** START OF INFORMATION PROVIDED **

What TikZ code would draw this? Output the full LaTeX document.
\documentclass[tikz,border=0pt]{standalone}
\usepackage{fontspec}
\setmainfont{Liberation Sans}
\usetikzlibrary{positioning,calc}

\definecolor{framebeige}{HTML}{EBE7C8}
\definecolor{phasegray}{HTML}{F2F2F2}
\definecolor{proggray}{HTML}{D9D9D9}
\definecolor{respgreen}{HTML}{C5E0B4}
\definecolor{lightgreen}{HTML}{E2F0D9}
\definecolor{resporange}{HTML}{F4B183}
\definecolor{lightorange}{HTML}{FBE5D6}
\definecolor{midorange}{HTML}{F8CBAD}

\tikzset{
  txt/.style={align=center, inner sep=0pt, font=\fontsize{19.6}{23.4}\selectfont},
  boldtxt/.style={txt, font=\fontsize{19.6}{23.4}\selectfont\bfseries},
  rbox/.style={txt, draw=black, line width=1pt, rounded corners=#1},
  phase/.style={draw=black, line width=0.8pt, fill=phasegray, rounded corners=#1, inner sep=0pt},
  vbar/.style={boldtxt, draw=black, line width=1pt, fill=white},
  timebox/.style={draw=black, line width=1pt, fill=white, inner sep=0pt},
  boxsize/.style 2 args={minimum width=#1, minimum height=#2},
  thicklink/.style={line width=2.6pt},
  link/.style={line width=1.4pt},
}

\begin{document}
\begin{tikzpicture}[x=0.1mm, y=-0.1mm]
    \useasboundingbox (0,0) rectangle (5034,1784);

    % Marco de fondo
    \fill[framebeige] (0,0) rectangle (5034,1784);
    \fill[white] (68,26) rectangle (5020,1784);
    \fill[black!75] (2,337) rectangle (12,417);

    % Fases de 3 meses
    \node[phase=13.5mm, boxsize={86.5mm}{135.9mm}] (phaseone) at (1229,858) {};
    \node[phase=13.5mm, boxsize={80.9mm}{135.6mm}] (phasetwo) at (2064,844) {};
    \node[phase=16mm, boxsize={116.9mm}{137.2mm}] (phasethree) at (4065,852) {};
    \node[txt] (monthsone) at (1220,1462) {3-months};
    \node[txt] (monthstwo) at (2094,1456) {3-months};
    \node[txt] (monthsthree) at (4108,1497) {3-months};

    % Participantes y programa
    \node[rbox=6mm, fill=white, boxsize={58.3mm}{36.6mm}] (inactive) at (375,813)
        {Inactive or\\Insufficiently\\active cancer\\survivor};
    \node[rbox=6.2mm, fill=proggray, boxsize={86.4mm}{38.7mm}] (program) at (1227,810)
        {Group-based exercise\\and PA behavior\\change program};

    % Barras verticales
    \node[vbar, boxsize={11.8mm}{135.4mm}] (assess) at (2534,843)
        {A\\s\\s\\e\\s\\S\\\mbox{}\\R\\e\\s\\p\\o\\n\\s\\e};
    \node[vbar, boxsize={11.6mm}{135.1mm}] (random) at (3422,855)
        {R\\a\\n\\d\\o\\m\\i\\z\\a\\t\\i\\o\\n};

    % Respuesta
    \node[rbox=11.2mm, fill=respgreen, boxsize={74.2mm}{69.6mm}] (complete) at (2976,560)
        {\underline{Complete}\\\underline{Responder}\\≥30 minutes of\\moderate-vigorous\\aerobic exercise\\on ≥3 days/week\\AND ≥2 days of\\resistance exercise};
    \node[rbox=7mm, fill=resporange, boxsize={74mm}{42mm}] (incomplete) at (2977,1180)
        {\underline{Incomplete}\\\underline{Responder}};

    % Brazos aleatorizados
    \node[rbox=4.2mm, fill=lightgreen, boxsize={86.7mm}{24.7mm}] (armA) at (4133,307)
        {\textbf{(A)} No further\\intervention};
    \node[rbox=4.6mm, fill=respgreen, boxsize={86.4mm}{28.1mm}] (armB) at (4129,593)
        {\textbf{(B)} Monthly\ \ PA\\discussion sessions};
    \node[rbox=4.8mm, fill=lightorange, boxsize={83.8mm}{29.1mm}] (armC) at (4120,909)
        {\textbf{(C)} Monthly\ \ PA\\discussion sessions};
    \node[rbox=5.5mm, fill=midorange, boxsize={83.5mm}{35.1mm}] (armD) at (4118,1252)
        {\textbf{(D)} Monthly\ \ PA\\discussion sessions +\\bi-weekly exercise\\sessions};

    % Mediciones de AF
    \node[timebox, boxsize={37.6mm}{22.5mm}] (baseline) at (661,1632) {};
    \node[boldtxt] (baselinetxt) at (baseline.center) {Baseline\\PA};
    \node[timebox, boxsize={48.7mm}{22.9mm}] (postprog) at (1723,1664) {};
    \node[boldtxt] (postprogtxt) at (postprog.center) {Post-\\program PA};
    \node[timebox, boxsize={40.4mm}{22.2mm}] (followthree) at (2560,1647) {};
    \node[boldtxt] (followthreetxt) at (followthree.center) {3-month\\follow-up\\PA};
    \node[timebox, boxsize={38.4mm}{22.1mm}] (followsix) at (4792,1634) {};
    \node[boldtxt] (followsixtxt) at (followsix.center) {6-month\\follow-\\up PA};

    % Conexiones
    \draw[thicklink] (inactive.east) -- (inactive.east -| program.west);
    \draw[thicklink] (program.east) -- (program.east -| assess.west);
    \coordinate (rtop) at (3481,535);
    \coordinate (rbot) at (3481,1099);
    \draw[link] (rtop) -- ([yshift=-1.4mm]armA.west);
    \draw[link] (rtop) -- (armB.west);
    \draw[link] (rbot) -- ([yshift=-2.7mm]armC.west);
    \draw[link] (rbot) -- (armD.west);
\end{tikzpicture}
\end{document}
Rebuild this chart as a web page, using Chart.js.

** END OF INFORMATION PROVIDED **

◆ GIVEN REQUEST
Output the entries verbatim.

◆ EXERCISE ANSWER
What TikZ code would draw this? Output the full LaTeX document.
\documentclass[tikz,border=0pt]{standalone}
\usepackage{fontspec}
\setmainfont{Liberation Sans}
\usetikzlibrary{positioning,calc}

\definecolor{framebeige}{HTML}{EBE7C8}
\definecolor{phasegray}{HTML}{F2F2F2}
\definecolor{proggray}{HTML}{D9D9D9}
\definecolor{respgreen}{HTML}{C5E0B4}
\definecolor{lightgreen}{HTML}{E2F0D9}
\definecolor{resporange}{HTML}{F4B183}
\definecolor{lightorange}{HTML}{FBE5D6}
\definecolor{midorange}{HTML}{F8CBAD}

\tikzset{
  txt/.style={align=center, inner sep=0pt, font=\fontsize{19.6}{23.4}\selectfont},
  boldtxt/.style={txt, font=\fontsize{19.6}{23.4}\selectfont\bfseries},
  rbox/.style={txt, draw=black, line width=1pt, rounded corners=#1},
  phase/.style={draw=black, line width=0.8pt, fill=phasegray, rounded corners=#1, inner sep=0pt},
  vbar/.style={boldtxt, draw=black, line width=1pt, fill=white},
  timebox/.style={draw=black, line width=1pt, fill=white, inner sep=0pt},
  boxsize/.style 2 args={minimum width=#1, minimum height=#2},
  thicklink/.style={line width=2.6pt},
  link/.style={line width=1.4pt},
}

\begin{document}
\begin{tikzpicture}[x=0.1mm, y=-0.1mm]
    \useasboundingbox (0,0) rectangle (5034,1784);

    % Marco de fondo
    \fill[framebeige] (0,0) rectangle (5034,1784);
    \fill[white] (68,26) rectangle (5020,1784);
    \fill[black!75] (2,337) rectangle (12,417);

    % Fases de 3 meses
    \node[phase=13.5mm, boxsize={86.5mm}{135.9mm}] (phaseone) at (1229,858) {};
    \node[phase=13.5mm, boxsize={80.9mm}{135.6mm}] (phasetwo) at (2064,844) {};
    \node[phase=16mm, boxsize={116.9mm}{137.2mm}] (phasethree) at (4065,852) {};
    \node[txt] (monthsone) at (1220,1462) {3-months};
    \node[txt] (monthstwo) at (2094,1456) {3-months};
    \node[txt] (monthsthree) at (4108,1497) {3-months};

    % Participantes y programa
    \node[rbox=6mm, fill=white, boxsize={58.3mm}{36.6mm}] (inactive) at (375,813)
        {Inactive or\\Insufficiently\\active cancer\\survivor};
    \node[rbox=6.2mm, fill=proggray, boxsize={86.4mm}{38.7mm}] (program) at (1227,810)
        {Group-based exercise\\and PA behavior\\change program};

    % Barras verticales
    \node[vbar, boxsize={11.8mm}{135.4mm}] (assess) at (2534,843)
        {A\\s\\s\\e\\s\\S\\\mbox{}\\R\\e\\s\\p\\o\\n\\s\\e};
    \node[vbar, boxsize={11.6mm}{135.1mm}] (random) at (3422,855)
        {R\\a\\n\\d\\o\\m\\i\\z\\a\\t\\i\\o\\n};

    % Respuesta
    \node[rbox=11.2mm, fill=respgreen, boxsize={74.2mm}{69.6mm}] (complete) at (2976,560)
        {\underline{Complete}\\\underline{Responder}\\≥30 minutes of\\moderate-vigorous\\aerobic exercise\\on ≥3 days/week\\AND ≥2 days of\\resistance exercise};
    \node[rbox=7mm, fill=resporange, boxsize={74mm}{42mm}] (incomplete) at (2977,1180)
        {\underline{Incomplete}\\\underline{Responder}};

    % Brazos aleatorizados
    \node[rbox=4.2mm, fill=lightgreen, boxsize={86.7mm}{24.7mm}] (armA) at (4133,307)
        {\textbf{(A)} No further\\intervention};
    \node[rbox=4.6mm, fill=respgreen, boxsize={86.4mm}{28.1mm}] (armB) at (4129,593)
        {\textbf{(B)} Monthly\ \ PA\\discussion sessions};
    \node[rbox=4.8mm, fill=lightorange, boxsize={83.8mm}{29.1mm}] (armC) at (4120,909)
        {\textbf{(C)} Monthly\ \ PA\\discussion sessions};
    \node[rbox=5.5mm, fill=midorange, boxsize={83.5mm}{35.1mm}] (armD) at (4118,1252)
        {\textbf{(D)} Monthly\ \ PA\\discussion sessions +\\bi-weekly exercise\\sessions};

    % Mediciones de AF
    \node[timebox, boxsize={37.6mm}{22.5mm}] (baseline) at (661,1632) {};
    \node[boldtxt] (baselinetxt) at (baseline.center) {Baseline\\PA};
    \node[timebox, boxsize={48.7mm}{22.9mm}] (postprog) at (1723,1664) {};
    \node[boldtxt] (postprogtxt) at (postprog.center) {Post-\\program PA};
    \node[timebox, boxsize={40.4mm}{22.2mm}] (followthree) at (2560,1647) {};
    \node[boldtxt] (followthreetxt) at (followthree.center) {3-month\\follow-up\\PA};
    \node[timebox, boxsize={38.4mm}{22.1mm}] (followsix) at (4792,1634) {};
    \node[boldtxt] (followsixtxt) at (followsix.center) {6-month\\follow-\\up PA};

    % Conexiones
    \draw[thicklink] (inactive.east) -- (inactive.east -| program.west);
    \draw[thicklink] (program.east) -- (program.east -| assess.west);
    \coordinate (rtop) at (3481,535);
    \coordinate (rbot) at (3481,1099);
    \draw[link] (rtop) -- ([yshift=-1.4mm]armA.west);
    \draw[link] (rtop) -- (armB.west);
    \draw[link] (rbot) -- ([yshift=-2.7mm]armC.west);
    \draw[link] (rbot) -- (armD.west);
\end{tikzpicture}
\end{document}
Rebuild this chart as a web page, using Chart.js.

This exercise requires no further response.